An einer Weggabelung, die ich heute zum zweitenmal überlaufe, ist ein PKW vorgefahren und abgestellt, mit Blick in Richtung Sonnenaufgang. Ich bin froh, dass ich auch ohne fahrbaren Untersatz den mogendlichen Zauber erleben darf. Der Sonnenaufgang ist heute auch nicht außergewöhnlich spektakulär, sondern ganz normal schön. Aber es ist schon ein bisschen verückt, dass Leute sich am Sonntagmorgen ins Auto setzen, um einen Blick in die Natur zu werfen.

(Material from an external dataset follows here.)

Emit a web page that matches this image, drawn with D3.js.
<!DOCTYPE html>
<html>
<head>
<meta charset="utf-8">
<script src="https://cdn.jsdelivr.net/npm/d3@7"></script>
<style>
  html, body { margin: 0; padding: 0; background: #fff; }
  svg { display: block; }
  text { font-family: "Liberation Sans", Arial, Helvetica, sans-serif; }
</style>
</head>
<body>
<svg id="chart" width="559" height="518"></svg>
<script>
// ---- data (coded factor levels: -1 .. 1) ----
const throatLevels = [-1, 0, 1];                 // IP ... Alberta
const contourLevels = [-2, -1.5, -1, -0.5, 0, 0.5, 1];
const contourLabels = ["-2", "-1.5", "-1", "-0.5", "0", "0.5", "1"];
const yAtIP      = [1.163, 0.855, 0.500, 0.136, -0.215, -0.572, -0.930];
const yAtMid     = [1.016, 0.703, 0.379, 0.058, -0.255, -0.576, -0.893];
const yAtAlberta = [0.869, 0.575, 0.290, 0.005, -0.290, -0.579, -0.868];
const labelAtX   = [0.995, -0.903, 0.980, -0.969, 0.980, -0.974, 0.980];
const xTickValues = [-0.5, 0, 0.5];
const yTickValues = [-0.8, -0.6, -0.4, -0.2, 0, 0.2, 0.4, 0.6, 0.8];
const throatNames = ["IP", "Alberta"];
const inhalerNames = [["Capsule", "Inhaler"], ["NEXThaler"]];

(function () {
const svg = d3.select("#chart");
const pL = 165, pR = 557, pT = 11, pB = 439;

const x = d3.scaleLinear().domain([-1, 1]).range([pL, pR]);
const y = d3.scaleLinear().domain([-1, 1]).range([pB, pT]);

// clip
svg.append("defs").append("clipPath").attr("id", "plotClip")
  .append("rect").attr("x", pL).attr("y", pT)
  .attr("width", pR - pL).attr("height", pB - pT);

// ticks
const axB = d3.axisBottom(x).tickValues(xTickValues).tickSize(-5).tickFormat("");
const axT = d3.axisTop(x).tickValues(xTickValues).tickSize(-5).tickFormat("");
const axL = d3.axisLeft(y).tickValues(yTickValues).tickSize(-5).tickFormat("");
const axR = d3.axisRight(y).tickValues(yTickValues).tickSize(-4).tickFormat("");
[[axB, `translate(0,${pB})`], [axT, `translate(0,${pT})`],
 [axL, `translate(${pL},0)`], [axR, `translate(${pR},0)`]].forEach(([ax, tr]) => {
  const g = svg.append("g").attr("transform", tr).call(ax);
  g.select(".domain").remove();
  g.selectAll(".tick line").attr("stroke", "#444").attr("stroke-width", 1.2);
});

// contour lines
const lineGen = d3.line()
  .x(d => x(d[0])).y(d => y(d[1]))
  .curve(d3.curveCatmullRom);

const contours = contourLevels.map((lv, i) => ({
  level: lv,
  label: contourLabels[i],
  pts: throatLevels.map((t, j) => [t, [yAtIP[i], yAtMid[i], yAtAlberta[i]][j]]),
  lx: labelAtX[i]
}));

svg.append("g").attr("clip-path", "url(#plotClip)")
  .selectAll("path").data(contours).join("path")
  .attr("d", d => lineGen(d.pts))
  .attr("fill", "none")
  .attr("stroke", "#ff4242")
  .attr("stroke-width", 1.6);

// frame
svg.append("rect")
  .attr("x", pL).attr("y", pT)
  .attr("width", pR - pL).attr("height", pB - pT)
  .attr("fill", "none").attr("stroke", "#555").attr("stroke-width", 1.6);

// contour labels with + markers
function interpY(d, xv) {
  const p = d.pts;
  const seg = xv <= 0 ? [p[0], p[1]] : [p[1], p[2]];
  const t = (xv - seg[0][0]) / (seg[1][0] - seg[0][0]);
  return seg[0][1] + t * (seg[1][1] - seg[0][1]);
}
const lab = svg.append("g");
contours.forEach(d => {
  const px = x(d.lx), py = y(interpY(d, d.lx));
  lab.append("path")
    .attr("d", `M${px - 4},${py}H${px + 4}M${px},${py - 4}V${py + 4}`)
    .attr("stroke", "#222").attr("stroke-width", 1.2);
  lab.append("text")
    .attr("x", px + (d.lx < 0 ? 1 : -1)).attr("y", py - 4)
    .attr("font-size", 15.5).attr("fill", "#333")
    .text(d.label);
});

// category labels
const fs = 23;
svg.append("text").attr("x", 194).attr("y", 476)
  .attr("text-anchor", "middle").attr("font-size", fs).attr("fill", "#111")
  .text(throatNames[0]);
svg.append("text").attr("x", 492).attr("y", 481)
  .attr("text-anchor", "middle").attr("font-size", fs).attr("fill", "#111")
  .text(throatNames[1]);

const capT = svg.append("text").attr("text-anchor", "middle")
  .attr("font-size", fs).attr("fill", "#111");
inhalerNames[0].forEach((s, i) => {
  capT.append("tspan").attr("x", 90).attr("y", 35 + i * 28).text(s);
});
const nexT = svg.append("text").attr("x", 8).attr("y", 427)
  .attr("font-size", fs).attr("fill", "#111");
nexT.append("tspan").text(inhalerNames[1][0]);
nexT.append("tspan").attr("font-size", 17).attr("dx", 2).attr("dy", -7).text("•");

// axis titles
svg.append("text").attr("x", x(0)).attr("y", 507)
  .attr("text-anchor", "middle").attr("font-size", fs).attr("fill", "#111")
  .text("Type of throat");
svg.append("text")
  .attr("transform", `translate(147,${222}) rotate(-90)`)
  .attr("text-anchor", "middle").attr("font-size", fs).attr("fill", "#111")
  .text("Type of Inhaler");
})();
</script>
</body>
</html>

Gestern nachmittag, heute Morgen und den ganzen Tag über zeigt der November ein Gesicht, was man ihm eigentlich nicht zutraut. Heute Mittag strahlt dann auch die Recklinghäuser Altstadt, übermalt von einem tiefblauen Himmelszelt.

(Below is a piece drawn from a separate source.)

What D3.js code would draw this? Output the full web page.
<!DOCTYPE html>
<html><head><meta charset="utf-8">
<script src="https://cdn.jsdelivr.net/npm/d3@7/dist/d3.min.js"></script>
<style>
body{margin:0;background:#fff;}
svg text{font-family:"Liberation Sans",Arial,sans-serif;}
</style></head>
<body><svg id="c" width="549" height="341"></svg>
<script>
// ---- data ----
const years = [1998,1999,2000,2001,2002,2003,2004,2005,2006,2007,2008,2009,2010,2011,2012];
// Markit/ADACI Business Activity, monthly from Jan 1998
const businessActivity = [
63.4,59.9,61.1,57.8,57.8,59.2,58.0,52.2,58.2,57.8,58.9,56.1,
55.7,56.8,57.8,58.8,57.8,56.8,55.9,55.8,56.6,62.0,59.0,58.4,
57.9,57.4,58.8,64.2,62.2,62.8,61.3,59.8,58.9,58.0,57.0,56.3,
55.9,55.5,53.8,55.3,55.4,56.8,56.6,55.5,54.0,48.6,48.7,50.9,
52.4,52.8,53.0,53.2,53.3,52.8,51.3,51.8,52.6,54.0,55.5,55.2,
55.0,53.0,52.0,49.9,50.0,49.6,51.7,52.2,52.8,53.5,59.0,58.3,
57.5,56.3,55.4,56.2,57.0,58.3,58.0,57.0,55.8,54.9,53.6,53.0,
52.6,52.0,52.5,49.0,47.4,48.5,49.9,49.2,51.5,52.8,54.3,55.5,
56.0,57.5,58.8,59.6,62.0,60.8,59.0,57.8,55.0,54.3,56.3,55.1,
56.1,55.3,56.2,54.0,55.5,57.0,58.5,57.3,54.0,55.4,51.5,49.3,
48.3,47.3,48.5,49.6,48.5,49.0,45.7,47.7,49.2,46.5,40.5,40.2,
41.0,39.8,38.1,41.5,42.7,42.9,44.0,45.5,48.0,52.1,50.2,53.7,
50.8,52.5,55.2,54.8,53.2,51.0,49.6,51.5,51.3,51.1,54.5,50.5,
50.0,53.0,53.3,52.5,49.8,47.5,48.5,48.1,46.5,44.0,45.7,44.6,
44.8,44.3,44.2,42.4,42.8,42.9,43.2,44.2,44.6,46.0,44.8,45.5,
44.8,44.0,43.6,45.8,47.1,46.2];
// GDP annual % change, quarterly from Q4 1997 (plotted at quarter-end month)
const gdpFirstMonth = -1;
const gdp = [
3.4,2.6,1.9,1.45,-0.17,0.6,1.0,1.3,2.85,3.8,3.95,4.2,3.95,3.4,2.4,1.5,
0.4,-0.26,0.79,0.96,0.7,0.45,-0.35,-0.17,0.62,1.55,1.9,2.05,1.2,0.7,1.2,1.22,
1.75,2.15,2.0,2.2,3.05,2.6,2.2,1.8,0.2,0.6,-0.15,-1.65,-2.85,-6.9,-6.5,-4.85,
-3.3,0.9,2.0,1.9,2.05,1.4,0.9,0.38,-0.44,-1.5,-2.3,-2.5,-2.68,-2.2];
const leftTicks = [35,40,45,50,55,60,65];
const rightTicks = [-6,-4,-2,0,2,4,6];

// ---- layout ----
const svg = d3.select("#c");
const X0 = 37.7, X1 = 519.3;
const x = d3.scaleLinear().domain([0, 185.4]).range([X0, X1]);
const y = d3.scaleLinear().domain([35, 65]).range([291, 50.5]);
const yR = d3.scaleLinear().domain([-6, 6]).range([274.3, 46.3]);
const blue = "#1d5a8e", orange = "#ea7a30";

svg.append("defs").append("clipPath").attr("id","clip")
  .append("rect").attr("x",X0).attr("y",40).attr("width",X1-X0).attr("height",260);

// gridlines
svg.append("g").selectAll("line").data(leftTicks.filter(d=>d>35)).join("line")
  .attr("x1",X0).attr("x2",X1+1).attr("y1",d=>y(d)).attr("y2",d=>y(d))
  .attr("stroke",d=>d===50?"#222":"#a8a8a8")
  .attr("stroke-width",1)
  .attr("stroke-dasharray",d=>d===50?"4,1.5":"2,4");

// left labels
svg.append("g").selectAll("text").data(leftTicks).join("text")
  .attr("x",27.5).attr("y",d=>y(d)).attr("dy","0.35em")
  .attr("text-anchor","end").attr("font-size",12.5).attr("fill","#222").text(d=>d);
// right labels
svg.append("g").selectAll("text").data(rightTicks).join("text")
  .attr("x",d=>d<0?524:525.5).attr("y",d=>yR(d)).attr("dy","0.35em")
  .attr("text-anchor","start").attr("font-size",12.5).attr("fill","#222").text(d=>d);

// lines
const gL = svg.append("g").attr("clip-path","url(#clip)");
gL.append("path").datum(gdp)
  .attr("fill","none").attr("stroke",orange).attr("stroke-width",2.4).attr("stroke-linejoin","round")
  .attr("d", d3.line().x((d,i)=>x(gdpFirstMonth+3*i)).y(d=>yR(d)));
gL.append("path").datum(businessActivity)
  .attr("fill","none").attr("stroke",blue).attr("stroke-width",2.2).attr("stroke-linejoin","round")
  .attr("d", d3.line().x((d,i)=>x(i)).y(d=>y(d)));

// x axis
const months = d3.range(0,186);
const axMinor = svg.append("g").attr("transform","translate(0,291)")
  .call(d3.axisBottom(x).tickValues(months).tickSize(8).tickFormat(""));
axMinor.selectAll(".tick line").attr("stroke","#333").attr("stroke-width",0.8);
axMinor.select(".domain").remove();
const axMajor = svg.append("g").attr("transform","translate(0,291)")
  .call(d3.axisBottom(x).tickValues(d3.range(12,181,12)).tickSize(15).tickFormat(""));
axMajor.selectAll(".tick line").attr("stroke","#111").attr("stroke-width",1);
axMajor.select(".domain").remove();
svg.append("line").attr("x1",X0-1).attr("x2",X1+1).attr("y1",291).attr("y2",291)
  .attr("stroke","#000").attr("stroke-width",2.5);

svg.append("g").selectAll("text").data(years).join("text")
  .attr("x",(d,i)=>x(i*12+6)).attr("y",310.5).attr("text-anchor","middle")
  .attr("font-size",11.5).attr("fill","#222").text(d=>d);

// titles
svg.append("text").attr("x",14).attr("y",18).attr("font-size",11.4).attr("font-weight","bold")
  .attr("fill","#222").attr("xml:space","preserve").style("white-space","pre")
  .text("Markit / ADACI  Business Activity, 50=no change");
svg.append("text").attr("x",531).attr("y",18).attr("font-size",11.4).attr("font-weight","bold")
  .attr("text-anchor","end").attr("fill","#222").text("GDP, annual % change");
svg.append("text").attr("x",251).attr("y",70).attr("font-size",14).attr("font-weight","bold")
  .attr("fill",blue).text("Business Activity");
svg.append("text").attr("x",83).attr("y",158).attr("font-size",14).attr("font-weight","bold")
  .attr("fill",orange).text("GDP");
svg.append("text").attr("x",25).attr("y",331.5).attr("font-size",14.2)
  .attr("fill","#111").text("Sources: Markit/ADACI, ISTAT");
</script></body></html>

Donnerstag, 18. November 2010

Lieblingslaufwetter


Ein vierundachzig minütiger Lauf bei 7 °C, trocken und windstill. Kurze Hose langes Laufshirt, Kappe als Haarersatz und (weicheigerecht) dünne Baumwollhandschuhe. Die meisten Zeitgenossen werden sich bedanken. Ich fand es heute einfach nur optimal. Ein Wohlfühlwetter zum Laufen. Vielleicht hat dazu beigetragen, dass eine unbedeutende Verletzung der Wadenmuskulatur zu einer kleinen Laufpause geführt hatte und so die Freude an der Bewegung besonders intensiv war. Vielleicht lag es auch daran, dass ich auf einer teilweise neuen Strecke neue Eindrücke auf mich wirken lassen konnte. Wie schön wir es doch haben, wenn wir nur mal etwas raus gehen und uns bewegen. Das "Pferdehaus" auf dem Bild liegt gerade mal 5 Kilometer von meiner Haustür entfernt, heute erstmals von mir entdeckt.